You Say That So Often. I Wonder What Your Basis of Comparison Is?

I was reading this back-and-forth between David Brooks and Gail Collins (an ongoing election season feature in The New York Times and one that I highly recommend) and one comment struck me:

“I do think as a rule governors make better presidents than legislators”

You hear this a lot in presidential races. Now I understand why it’s more difficult for Senators to become presidents than it is for governors. Senators have to vote more often and on more complex legislation than executives do. They have a more complicated record by which to judge them. Governors’ jobs are more directly related to the President’s job. It’s easier to compare.

But the statement bothers me because the fact is, we don’t know how legislators perform as Presidents. Out of all the former Congressional Representatives or Senators who became President, only six went from the Congress to the White House without an interceding executive position in between. Those are:
  1. John F. Kennedy in 1960
  2. Abraham Lincoln in 1860 (he was formerly of the Illinois State Legislature, had held no state executive or national representative position, and had a large gap between political representation and his Presidential win)
  3. James A. Garfield in 1881 (sitting Representative who had already been elected Senator when winning the Presidency)
  4. James Buchanan, 1856: I’ll include him since he wasn’t a Vice President or Governor between his Senate term and the Presidency, though he was Secretary of State for 4 years which could be construed as executive experience.
  5. Franklin Pierce, 1836: Like Lincoln there was a gap between his Senate term and his run for the Presidency as he too returned to private law practice.
  6. John Quincy Adams, 1824: Like Buchanan, never a Governor or Vice President, but a Secretary of State.

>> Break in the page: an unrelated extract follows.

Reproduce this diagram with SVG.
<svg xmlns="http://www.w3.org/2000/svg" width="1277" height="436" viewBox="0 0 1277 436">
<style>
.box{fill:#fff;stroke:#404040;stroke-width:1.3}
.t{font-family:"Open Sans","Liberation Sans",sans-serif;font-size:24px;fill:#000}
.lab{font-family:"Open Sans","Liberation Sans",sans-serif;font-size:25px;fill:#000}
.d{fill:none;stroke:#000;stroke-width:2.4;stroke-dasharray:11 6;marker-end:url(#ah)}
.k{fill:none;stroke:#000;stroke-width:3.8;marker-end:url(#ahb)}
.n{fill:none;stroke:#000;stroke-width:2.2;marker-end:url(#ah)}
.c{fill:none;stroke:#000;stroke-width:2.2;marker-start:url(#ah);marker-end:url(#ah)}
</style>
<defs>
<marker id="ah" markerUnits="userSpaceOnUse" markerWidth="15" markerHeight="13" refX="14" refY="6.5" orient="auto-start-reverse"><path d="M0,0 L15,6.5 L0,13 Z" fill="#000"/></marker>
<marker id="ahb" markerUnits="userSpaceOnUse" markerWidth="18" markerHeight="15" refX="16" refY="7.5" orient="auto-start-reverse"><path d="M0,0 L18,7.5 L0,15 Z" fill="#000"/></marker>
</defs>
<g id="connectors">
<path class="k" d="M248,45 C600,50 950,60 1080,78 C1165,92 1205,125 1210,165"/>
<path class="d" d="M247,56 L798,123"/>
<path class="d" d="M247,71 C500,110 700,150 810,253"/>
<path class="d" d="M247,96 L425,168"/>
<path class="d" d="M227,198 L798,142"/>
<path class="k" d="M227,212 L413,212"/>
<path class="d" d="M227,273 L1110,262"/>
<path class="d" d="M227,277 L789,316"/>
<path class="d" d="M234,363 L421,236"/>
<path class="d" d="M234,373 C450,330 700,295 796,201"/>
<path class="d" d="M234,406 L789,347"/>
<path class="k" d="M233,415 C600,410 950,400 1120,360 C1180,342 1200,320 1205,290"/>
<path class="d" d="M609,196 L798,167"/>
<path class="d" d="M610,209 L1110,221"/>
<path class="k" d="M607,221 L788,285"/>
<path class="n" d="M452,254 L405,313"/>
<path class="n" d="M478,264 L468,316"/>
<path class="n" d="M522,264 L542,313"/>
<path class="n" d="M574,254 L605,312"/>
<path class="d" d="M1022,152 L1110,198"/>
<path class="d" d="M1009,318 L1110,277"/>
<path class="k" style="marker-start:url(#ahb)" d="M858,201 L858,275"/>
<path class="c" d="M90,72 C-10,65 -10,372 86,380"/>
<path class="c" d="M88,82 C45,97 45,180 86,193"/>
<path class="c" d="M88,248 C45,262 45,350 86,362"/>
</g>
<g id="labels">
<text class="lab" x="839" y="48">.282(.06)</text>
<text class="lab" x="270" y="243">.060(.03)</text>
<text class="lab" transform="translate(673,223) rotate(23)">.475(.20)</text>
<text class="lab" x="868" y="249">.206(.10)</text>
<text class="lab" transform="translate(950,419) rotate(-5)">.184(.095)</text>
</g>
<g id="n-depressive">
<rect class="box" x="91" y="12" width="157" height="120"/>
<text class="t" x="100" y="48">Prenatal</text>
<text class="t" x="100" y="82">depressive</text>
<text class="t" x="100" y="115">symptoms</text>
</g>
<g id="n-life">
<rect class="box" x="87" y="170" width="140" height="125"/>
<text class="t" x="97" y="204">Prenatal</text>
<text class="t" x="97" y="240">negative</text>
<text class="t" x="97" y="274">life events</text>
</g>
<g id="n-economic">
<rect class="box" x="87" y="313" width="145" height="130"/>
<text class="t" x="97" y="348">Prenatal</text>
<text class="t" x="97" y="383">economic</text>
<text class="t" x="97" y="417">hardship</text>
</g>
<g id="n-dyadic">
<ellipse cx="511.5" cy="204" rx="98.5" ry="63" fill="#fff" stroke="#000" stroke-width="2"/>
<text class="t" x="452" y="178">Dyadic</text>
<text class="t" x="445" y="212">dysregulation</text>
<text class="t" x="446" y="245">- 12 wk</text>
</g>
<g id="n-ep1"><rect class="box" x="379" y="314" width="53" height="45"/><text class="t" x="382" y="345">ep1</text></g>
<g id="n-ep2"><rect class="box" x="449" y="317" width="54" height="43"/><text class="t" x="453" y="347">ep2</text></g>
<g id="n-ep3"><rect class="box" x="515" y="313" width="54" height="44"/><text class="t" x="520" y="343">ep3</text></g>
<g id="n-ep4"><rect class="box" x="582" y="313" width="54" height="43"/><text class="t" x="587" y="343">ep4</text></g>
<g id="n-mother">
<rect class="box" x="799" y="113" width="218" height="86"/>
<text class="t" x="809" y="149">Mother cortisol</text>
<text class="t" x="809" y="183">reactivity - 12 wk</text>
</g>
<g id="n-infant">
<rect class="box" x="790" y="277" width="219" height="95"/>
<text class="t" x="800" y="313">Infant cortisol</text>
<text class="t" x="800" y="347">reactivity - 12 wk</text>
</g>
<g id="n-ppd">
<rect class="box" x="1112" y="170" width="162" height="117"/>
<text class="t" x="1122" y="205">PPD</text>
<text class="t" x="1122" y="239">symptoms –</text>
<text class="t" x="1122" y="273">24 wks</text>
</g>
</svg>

I won’t include James Madison since he was one of the Founding Fathers. I also don’t include William Henry Harrison since he died so quickly. Warren G. Harding did go straight from the Senate to the White House, but he’d previously been a Lieutenant Governor.

Data comes from the Office of the Clerk and additional Googling.

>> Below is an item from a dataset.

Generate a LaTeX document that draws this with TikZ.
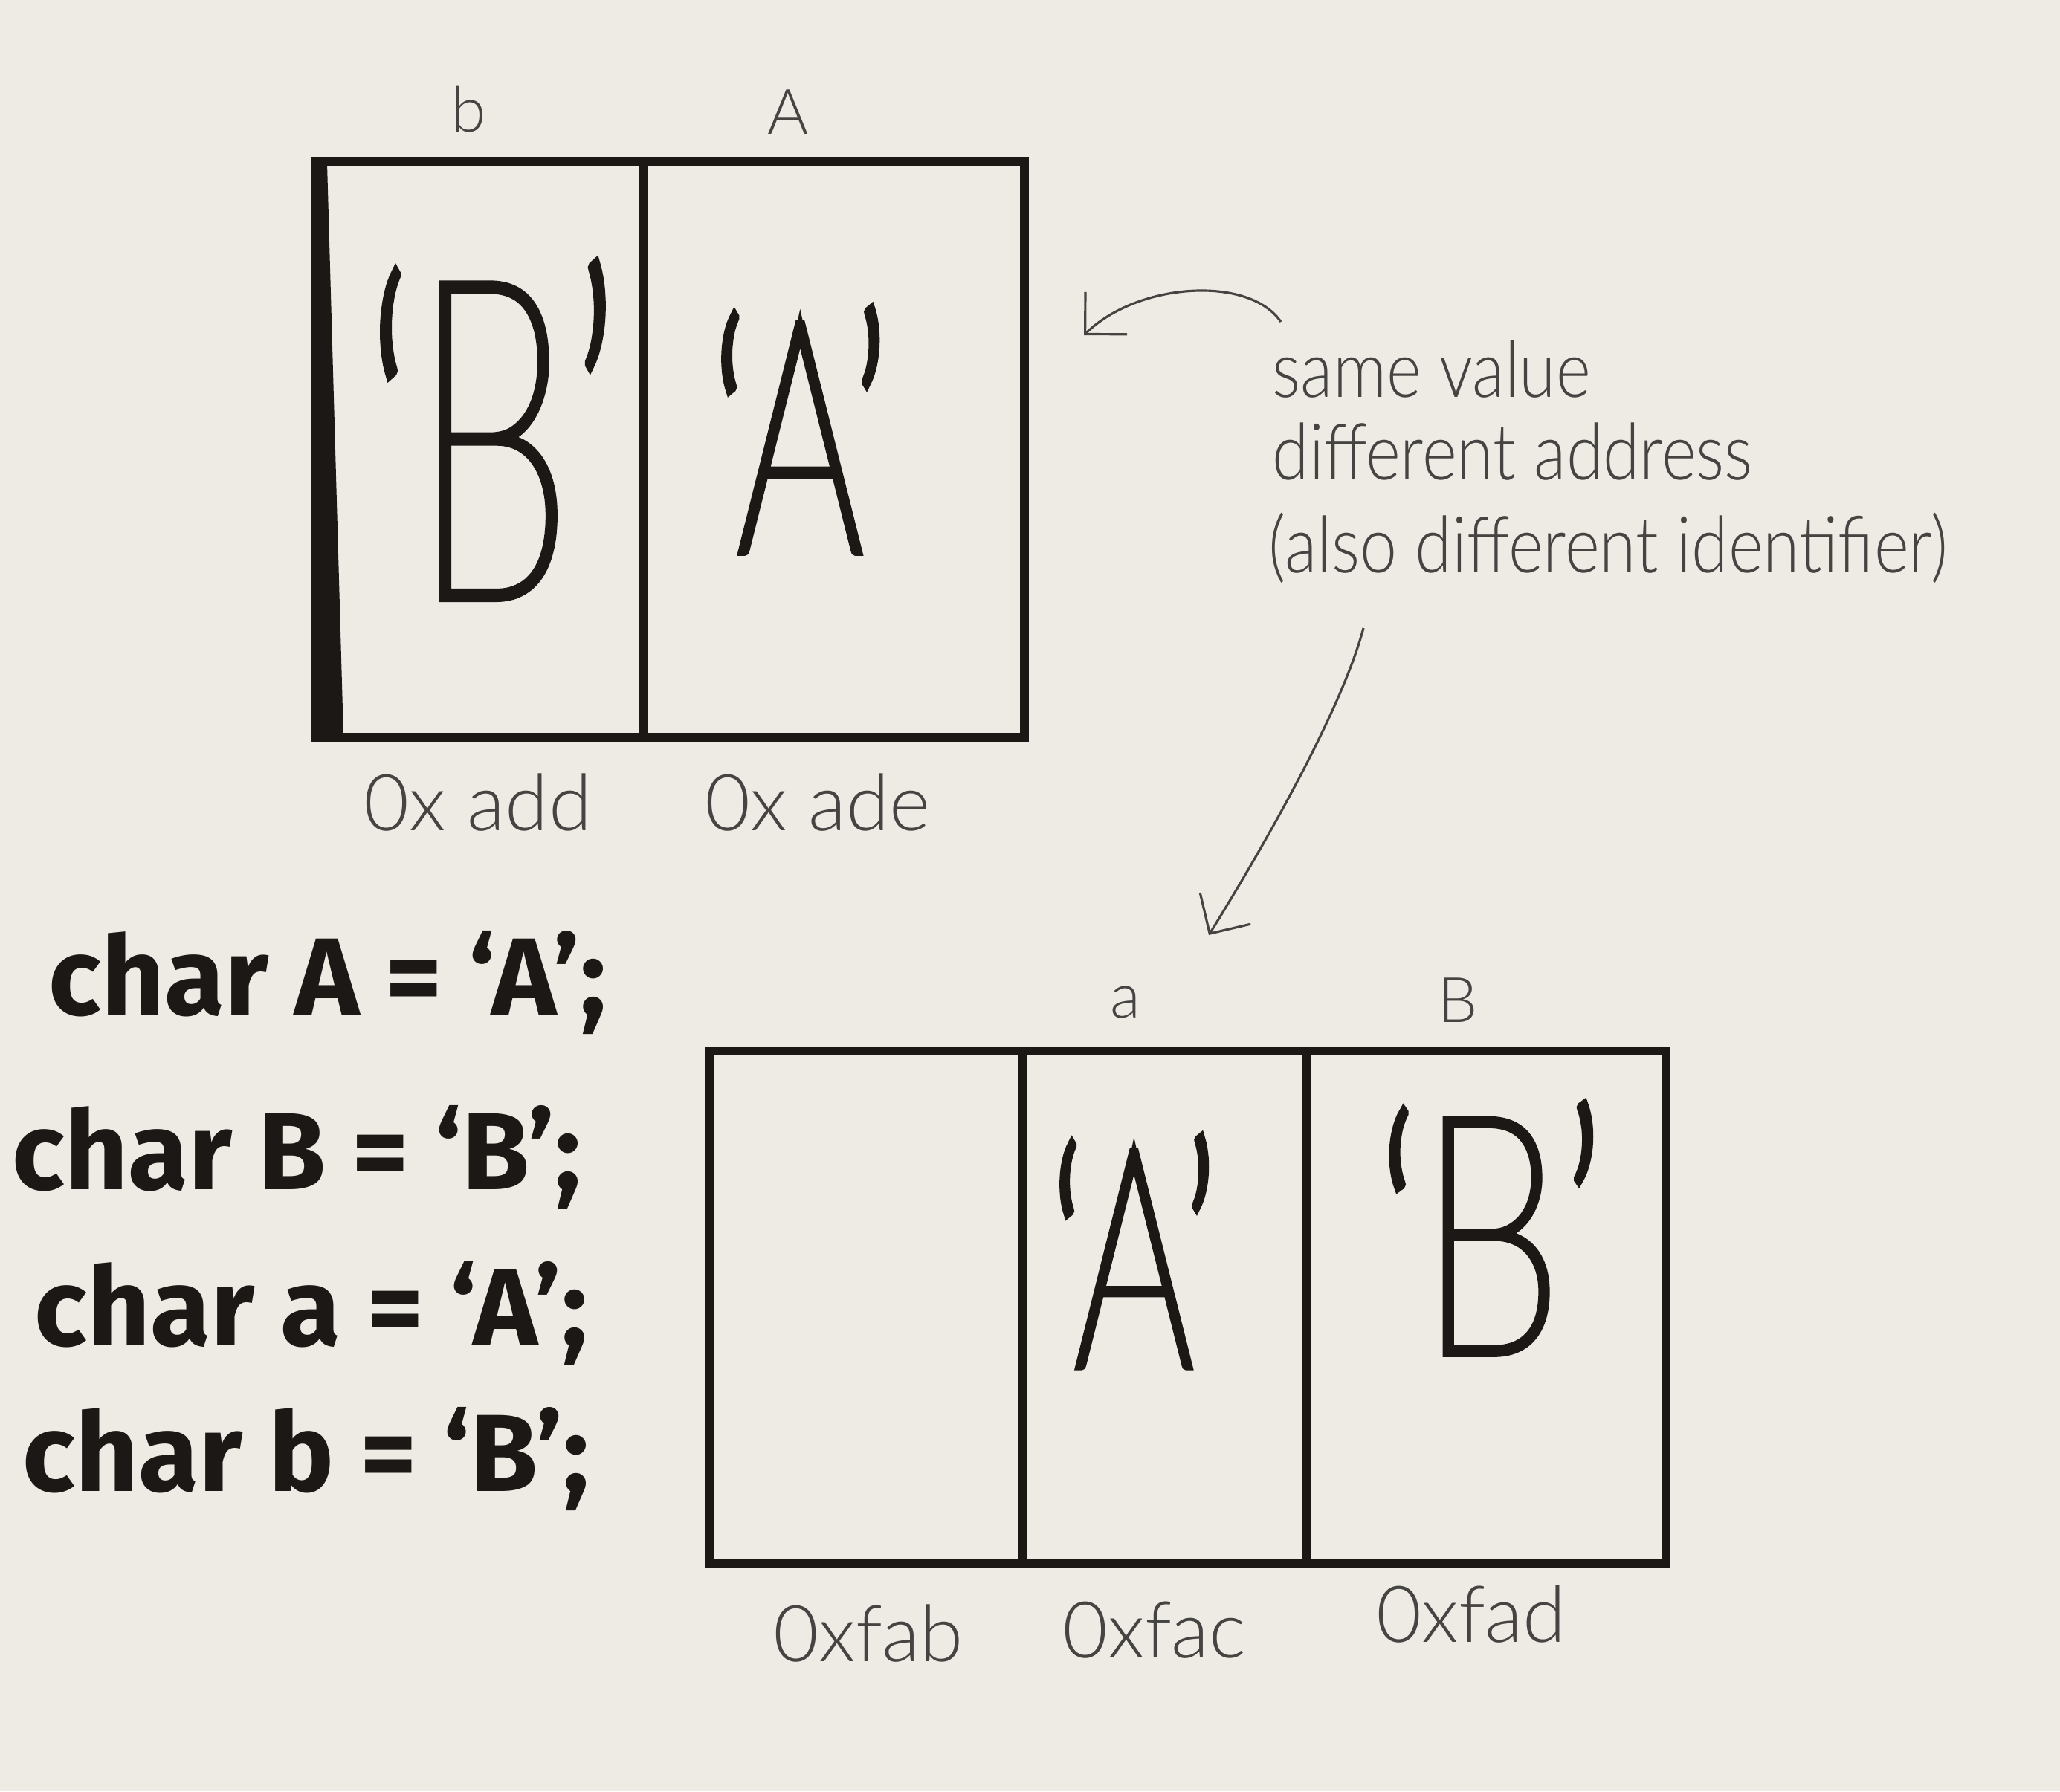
\documentclass[tikz,border=0pt]{standalone}
\usepackage{fontspec}
\usepackage{graphicx}
\usetikzlibrary{arrows.meta,calc}
\newfontfamily\codef{Fira Sans}
\IfFontExistsTF{Lato Light}{\newfontfamily\lightf{Lato Light}}{%
  \IfFontExistsTF{Open Sans Light}{\newfontfamily\lightf{Open Sans Light}}{\newfontfamily\lightf{Lato}}}
\IfFontExistsTF{Lato Hairline}{\def\thinname{Lato Hairline}}{%
  \IfFontExistsTF{Lato Thin}{\def\thinname{Lato Thin}}{\def\thinname{Lato}}}
\newfontfamily\bigB{\thinname}[FakeStretch=0.56,FakeBold=2.0]
\newfontfamily\bigA{\thinname}[FakeStretch=0.6,FakeBold=2.7]
\newfontfamily\bigBb{\thinname}[FakeStretch=0.68,FakeBold=2.6]
\definecolor{paper}{RGB}{237,235,228}
\definecolor{ink}{RGB}{28,24,22}
\definecolor{pencil}{RGB}{70,68,66}
\begin{document}
\begin{tikzpicture}[
  cellbox/.style={draw=ink, line width=1.2mm, inner sep=0pt},
  bigletter/.style={text=ink, inner sep=0pt, anchor=base},
  addr/.style={text=pencil, inner sep=0pt, anchor=base, font=\lightf\fontsize{30}{30}\selectfont},
  varname/.style={text=pencil, inner sep=0pt, anchor=base, font=\lightf\fontsize{24}{24}\selectfont},
  codeline/.style={text=ink, inner sep=0pt, anchor=base west, font=\codef\bfseries\fontsize{42}{42}\selectfont},
  note/.style={text=pencil, inner sep=0pt, anchor=base west, font=\lightf\fontsize{30}{30}\selectfont},
  pencilarrow/.style={draw=pencil, line width=0.9pt, -{Straight Barb[length=4mm,width=8mm]}}
]
\fill[paper] (0,0) rectangle (27.71,-24.10);
\useasboundingbox (0,0) rectangle (27.71,-24.10);

% top memory block
\node[cellbox, minimum width=4.42cm, minimum height=7.75cm] (tb) at (6.45,-6.045) {};
\node[cellbox, minimum width=5.12cm, minimum height=7.75cm] (ta) at (11.22,-6.045) {};
\fill[ink] (4.18,-2.2) -- (4.40,-2.2) -- (4.62,-9.9) -- (4.18,-9.9) -- cycle;
% bottom memory block
\node[cellbox, minimum width=4.21cm, minimum height=6.89cm] (bf) at (11.645,-17.585) {};
\node[cellbox, minimum width=3.83cm, minimum height=6.89cm] (bc) at (15.665,-17.585) {};
\node[cellbox, minimum width=4.83cm, minimum height=6.89cm] (bd) at (19.995,-17.585) {};

% values
\node[bigletter] (vb1) at (6.62,-8.04) {\bigB\fontsize{171}{171}\selectfont ‘B’};
\node[bigletter] (va1) at (10.76,-7.42) {\bigA\fontsize{124}{124}\selectfont ‘A’};
\node[bigletter] (va2) at (15.25,-18.38) {\bigA\fontsize{117}{117}\selectfont ‘A’};
\node[bigletter] (vb2) at (20.05,-18.20) {\bigBb\fontsize{127}{127}\selectfont ‘B’};

% identifiers
\node[varname] (nb) at (6.31,-1.77) {b};
\node[varname] (nA) at (10.6,-1.80) {A};
\node[varname] (na) at (15.14,-13.69) {a};
\node[varname] (nB) at (19.61,-13.75) {B};

% addresses
\node[addr] (add) at (6.43,-11.17) {0x add};
\node[addr] (ade) at (11.0,-11.17) {0x ade};
\node[addr] (fab) at (11.68,-22.35) {0xfab};
\node[addr] (fac) at (15.53,-22.30) {0xfac};
\node[addr] (fad) at (19.79,-22.09) {0xfad};

% note
\node[note] (note1) at (17.11,-5.34) {\scalebox{0.85}[1]{same value}};
\node[note] (note2) at (17.11,-6.45) {\scalebox{0.85}[1]{different address}};
\node[note] (note3) at (17.06,-7.70) {\scalebox{0.85}[1]{(also different identifier)}};

% code
\node[codeline] (c1) at (0.65,-13.65) {char A = ‘A’;};
\node[codeline] (c2) at (0.16,-16.00) {char B = ‘B’;};
\node[codeline] (c3) at (0.46,-18.10) {char a = ‘A’;};
\node[codeline] (c4) at (0.30,-20.06) {char b = ‘B’;};

% arrows
\coordinate (a1s) at (17.23,-4.33);
\coordinate (a1e) at (14.58,-4.51);
\draw[pencilarrow] (a1s) .. controls (16.8,-3.7) and (15.3,-3.8) .. (a1e);
\coordinate (a2s) at (18.34,-8.45);
\coordinate (a2e) at (16.26,-12.58);
\draw[pencilarrow] (a2s) .. controls (18.03,-9.62) and (16.88,-11.58) .. (a2e);
\end{tikzpicture}
\end{document}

So that’s a pretty short list of people who’ve become President without executive experience of some kind. Even shorter if you discount those two who had served as Secretary of State. And for over 150 years we’ve only had one president with no executive branch experience. So how do we even know how a legislator behaves as president? We’ve had plenty of former Vice Presidents and Governors, all with spotty records of their own. You can no more claim issues with Lyndon B. Johnson and blame it on his Senatorial background than you can George H.W. Bush. Both were Senators and VP’s, both have mixed reviews.

One of the things I’m quite glad in this race is that both of the top contenders are Senators, not Governors. I’d like to see some new criteria in the qualifications for President. For too long we’ve dismissed those of mostly legislative backgrounds and we do ourselves a disservice by not expanding the pool.

And Governor Palin’s experience pales in comparison, by scope, with Barak Obama’s: Executive management of a tiny town of less than 7,000 and a state of less than 700,000. It’s also a state largely removed from the rest of the country in interaction, diversity of industry/economy, and geography. The experience simply doesn’t translate. Her private sector experience doesn’t translate either; she was a sports reporter and a leader of a 527 group for most of her private sector experience. Nor does her education shore up any areas where she’s lacking.

By contrast, Obama is a constitutional scholar. His state legislator experience alone is for a district estimated at ~500,000. As a state Senator, his constituency grew to almost 13 million. He was a teacher, an organizer, and a legislator. He’s an accomplished author. To compare Palin and Obama is simply ludicrous. I can read bullshit in any resume, and hers is bullshit for the job for which she is applying. And then don’t even start to compare her to Joe Biden. It’s simply not possible.

In terms of experience, it’s fair to weight both Obama’s and McCain’s against each other in terms of years. But years alone don’t do it for me. It’s the quality of the experience and when it comes to McCain, the quality of the last eight years doesn’t hold up.